Unlike those cases, however, no colorable argument has been advanced showing that any issue of preemption will arise in this action and the Complaint indicate that such is a possibility. Even if such were the case, a defendant generally may not remove an action on the basis of federal preemption unless Congress has so completely preempted an area of law that any civil complaint filed thereunder is necessarily federal in character. See Metropolitan Life Ins. Co. v. Taylor, 481 U.S. 58, 63-64 (1987). Such is not this case. Although federal statutes and regulations may ultimately be looked to at some point in this litigation, plaintiff's action, at its core, requires only an interpretation of the FEGLIA policy and such interpretation is guided by state law. In short, plaintiff's Complaint does not present a federal question.

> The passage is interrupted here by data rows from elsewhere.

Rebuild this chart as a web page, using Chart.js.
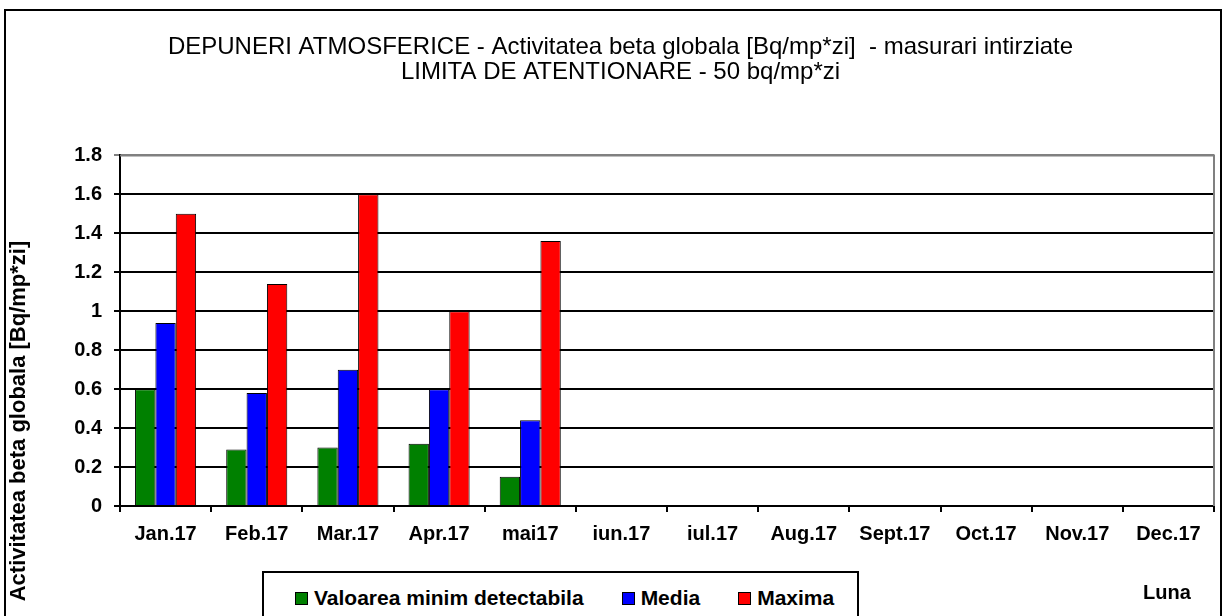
<!DOCTYPE html>
<html lang="ro">
<head>
    <meta charset="UTF-8">
    <title>Depuneri atmosferice - activitatea beta globala</title>
    <script src="https://cdn.jsdelivr.net/npm/chart.js"></script>
    <style>
        html, body { margin: 0; padding: 0; background: #fff; overflow: hidden; }
        .page { position: relative; width: 1225px; height: 616px; overflow: hidden; }
        .frame {
            position: absolute; left: 4px; top: 9px; width: 1218px; height: 640px;
            border: 2px solid #000; box-sizing: border-box; pointer-events: none;
        }
        canvas { position: absolute; left: 0; top: 0; }
        .legendBox {
            position: absolute; left: 262px; top: 571px; width: 597px; height: 70px;
            border: 2px solid #000; box-sizing: border-box; background: #fff;
            display: flex; align-items: flex-start; padding: 13px 0 0 31px;
            font-family: "Liberation Sans", Arial, sans-serif; font-weight: bold; font-size: 21px;
            white-space: nowrap;
        }
        .legendItem { display: flex; align-items: center; margin-right: 38px; white-space: nowrap; }
        .legendItem i {
            display: inline-block; width: 11px; height: 11px; border: 1px solid #000;
            margin-right: 6px; flex: none;
        }
    </style>
</head>
<body>
    <div class="page">
        <canvas id="chart" width="1225" height="616"></canvas>
        <div class="frame"></div>
        <div class="legendBox" id="legend"></div>
    </div>
<script>
    const months = ["Jan.17", "Feb.17", "Mar.17", "Apr.17", "mai17", "iun.17", "iul.17", "Aug.17", "Sept.17", "Oct.17", "Nov.17", "Dec.17"];
    const minDetectabil = [0.60, 0.29, 0.30, 0.32, 0.15, null, null, null, null, null, null, null];
    const media = [0.94, 0.58, 0.70, 0.60, 0.44, null, null, null, null, null, null, null];
    const maxima = [1.50, 1.14, 1.60, 1.00, 1.36, null, null, null, null, null, null, null];

    const seriesNames = ["Valoarea minim detectabila", "Media", "Maxima"];
    const seriesColors = ["#008000", "#0000ff", "#ff0000"];

    const titleLines = [
        "DEPUNERI ATMOSFERICE - Activitatea beta globala [Bq/mp*zi]  - masurari intirziate",
        "LIMITA DE ATENTIONARE - 50 bq/mp*zi"
    ];
    const yTitle = "Activitatea beta globala [Bq/mp*zi]";
    const xTitle = "Luna";

    const FONT = '"Liberation Sans", Arial, sans-serif';

    // axis titles sit away from the default spots in the original, so draw them by hand
    const axisTitles = {
        id: 'axisTitles',
        afterDraw(chart) {
            const ctx = chart.ctx;
            ctx.save();
            ctx.fillStyle = '#000';
            ctx.textAlign = 'center';
            ctx.textBaseline = 'middle';
            ctx.font = 'bold 20px ' + FONT;
            ctx.fillText(xTitle, 1167, 593);
            ctx.translate(19, 421);
            ctx.rotate(-Math.PI / 2);
            ctx.font = 'bold 22px ' + FONT;
            ctx.fillText(yTitle, 0, 0);
            ctx.restore();
        }
    };

    // grey plot border at the top and right
    const plotBorder = {
        id: 'plotBorder',
        afterDatasetsDraw(chart) {
            const a = chart.chartArea, ctx = chart.ctx;
            ctx.save();
            ctx.strokeStyle = '#808080';
            ctx.lineWidth = 2;
            ctx.beginPath();
            ctx.moveTo(a.left, a.top);
            ctx.lineTo(a.right, a.top);
            ctx.lineTo(a.right, a.bottom);
            ctx.stroke();
            ctx.restore();
        }
    };

    const datasets = [minDetectabil, media, maxima].map((vals, i) => ({
        label: seriesNames[i],
        data: vals,
        backgroundColor: seriesColors[i],
        borderColor: '#000',
        borderWidth: 1,
        categoryPercentage: 0.67,
        barPercentage: 1.0
    }));

    const ctx = document.getElementById('chart').getContext('2d');
    const chart = new Chart(ctx, {
        type: 'bar',
        data: { labels: months, datasets: datasets },
        options: {
            responsive: false,
            animation: false,
            layout: { padding: { left: 27, right: 11, top: 0, bottom: 10 } },
            plugins: {
                legend: { display: false },
                tooltip: { enabled: false },
                title: {
                    display: true,
                    text: titleLines,
                    color: '#000',
                    font: { family: FONT, size: 24, weight: 'normal', lineHeight: 1.05 },
                    padding: { top: 35, bottom: 70 }
                }
            },
            scales: {
                x: {
                    afterFit: s => { s.height = 100; },
                    grid: { display: true, drawOnChartArea: false, color: '#000', lineWidth: 2, tickLength: 6, offset: true },
                    border: { color: '#000', width: 2 },
                    ticks: {
                        color: '#000', maxRotation: 0, autoSkip: false, padding: 10,
                        font: { family: FONT, size: 20, weight: 'bold', lineHeight: 1.2 }
                    }
                },
                y: {
                    min: 0,
                    max: 1.8,
                    afterFit: s => { s.width = 93; },
                    ticks: {
                        stepSize: 0.2, color: '#000', padding: 12,
                        font: { family: FONT, size: 20, weight: 'bold' },
                        callback: v => String(Number(v.toFixed(1)))
                    },
                    grid: {
                        color: c => (c.tick && c.tick.value >= 1.79 ? '#808080' : '#000'),
                        lineWidth: 2, tickLength: 6
                    },
                    border: { color: '#000', width: 2 }
                }
            }
        },
        plugins: [axisTitles, plotBorder]
    });

    // legend box built from the same series arrays
    const legend = document.getElementById('legend');
    seriesNames.forEach((name, i) => {
        const item = document.createElement('span');
        item.className = 'legendItem';
        item.innerHTML = `<i style="background:${seriesColors[i]}"></i>${name}`;
        legend.appendChild(item);
    });
</script>
</body>
</html>
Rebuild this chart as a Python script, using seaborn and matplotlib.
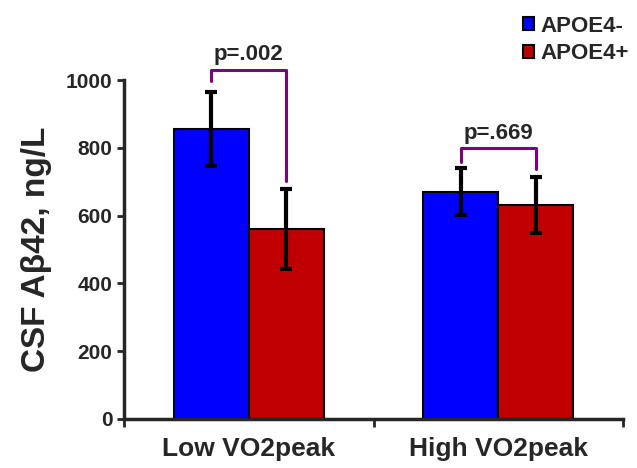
import pandas as pd
import numpy as np
import seaborn as sns
import matplotlib
matplotlib.use("Agg")
import matplotlib.pyplot as plt

# data
groups = ["Low VO2peak", "High VO2peak"]
genotypes = ["APOE4-", "APOE4+"]
means = {"APOE4-": [855, 670], "APOE4+": [560, 631]}
errs = {"APOE4-": [110, 69], "APOE4+": [117, 82]}
p_labels = ["p=.002", "p=.669"]
# bracket heights: (left foot, top, right foot)
brackets = [(998, 1031, 703), (759, 800, 737)]

colors = ["#0000FF", "#C00000"]

df = pd.DataFrame({
    "group": [g for gt in genotypes for g in groups],
    "genotype": [gt for gt in genotypes for g in groups],
    "value": [v for gt in genotypes for v in means[gt]],
})

sns.set_style("ticks")
plt.rcParams["font.family"] = ["Liberation Sans", "DejaVu Sans"]
plt.rcParams["font.weight"] = "bold"

fig = plt.figure(figsize=(6.37, 4.68), dpi=100)
ax = fig.add_axes([0.195, 0.105, 0.783, 0.724])

sns.barplot(data=df, x="group", y="value", hue="genotype", order=groups,
            hue_order=genotypes, palette=colors, width=0.6, errorbar=None,
            edgecolor="black", linewidth=1.5, saturation=1, ax=ax)

# error bars and bar centres
centres = {}
for gt, cont in zip(genotypes, ax.containers):
    xs = [b.get_x() + b.get_width() / 2 for b in cont]
    centres[gt] = xs
    ax.errorbar(xs, means[gt], yerr=errs[gt], fmt="none", ecolor="black",
                elinewidth=3, capsize=4, capthick=3, zorder=5)

# significance brackets
for i, (lo, top, ro) in enumerate(brackets):
    x0 = centres["APOE4-"][i]
    x1 = centres["APOE4+"][i]
    ax.plot([x0, x0, x1, x1], [lo, top, top, ro], color="#800080", lw=2.2,
            clip_on=False, zorder=6)
    ax.text((x0 + x1) / 2, top + 12, p_labels[i], ha="center", va="bottom",
            fontsize=16, fontweight="bold", clip_on=False)

ax.set_ylim(0, 1000)
ax.set_xlim(-0.5, 1.5)
ax.set_yticks(range(0, 1001, 200))
ax.set_xlabel("")
ax.set_ylabel("CSF Aβ42, ng/L", fontsize=24, fontweight="bold", labelpad=10)
ax.tick_params(axis="y", labelsize=15, width=2, length=5, direction="out")
ax.tick_params(axis="x", labelsize=19, length=0, pad=13)
ax.set_xticks([-0.5, 0.5, 1.5], minor=True)
ax.tick_params(axis="x", which="minor", length=6, width=2, direction="out")
for t in ax.get_xticklabels() + ax.get_yticklabels():
    t.set_fontweight("bold")

sns.despine(ax=ax)
ax.spines["left"].set_linewidth(2.5)
ax.spines["bottom"].set_linewidth(2.5)

handles, labels = ax.get_legend_handles_labels()
leg = ax.legend(handles, labels, loc="upper right", bbox_to_anchor=(1.012, 1.0),
                bbox_transform=fig.transFigure, frameon=False, fontsize=16,
                handlelength=0.5, handleheight=0.5, handletextpad=0.3,
                labelspacing=0.3, borderaxespad=0.3)
for t in leg.get_texts():
    t.set_fontweight("bold")

fig.savefig("out.png", dpi=100)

While defendant has taken great care to explain to this Court how FEGLIA determines which employees are eligible for such coverage, the amount thereof, how the plan is paid for, etc., none of the reasons stated creates a substantial federal interest in this action where the effect of such provisions is not at issue on the face of the Complaint. Were it shown to be otherwise, the outcome of the present motion would, arguably, be different because the federal interest could be construed as obvious and substantial. See 5 U.S.C. § 8709(d)(1) ("The provisions of any contract under this chapter which relate to the nature or extent of coverage or benefits (including payments with respect to benefits) shall supersede and preempt any law of any State or political subdivision thereof, or any regulation issued thereunder, which relates to group life insurance to the extent that the law or regulation is inconsistent with the contractual provisions.").
Accordingly, it is hereby ORDERED that plaintiff's motion to remand is granted, that this case shall be remanded to New York State Supreme Court for the County of Wyoming, and that this case shall be closed in this Court.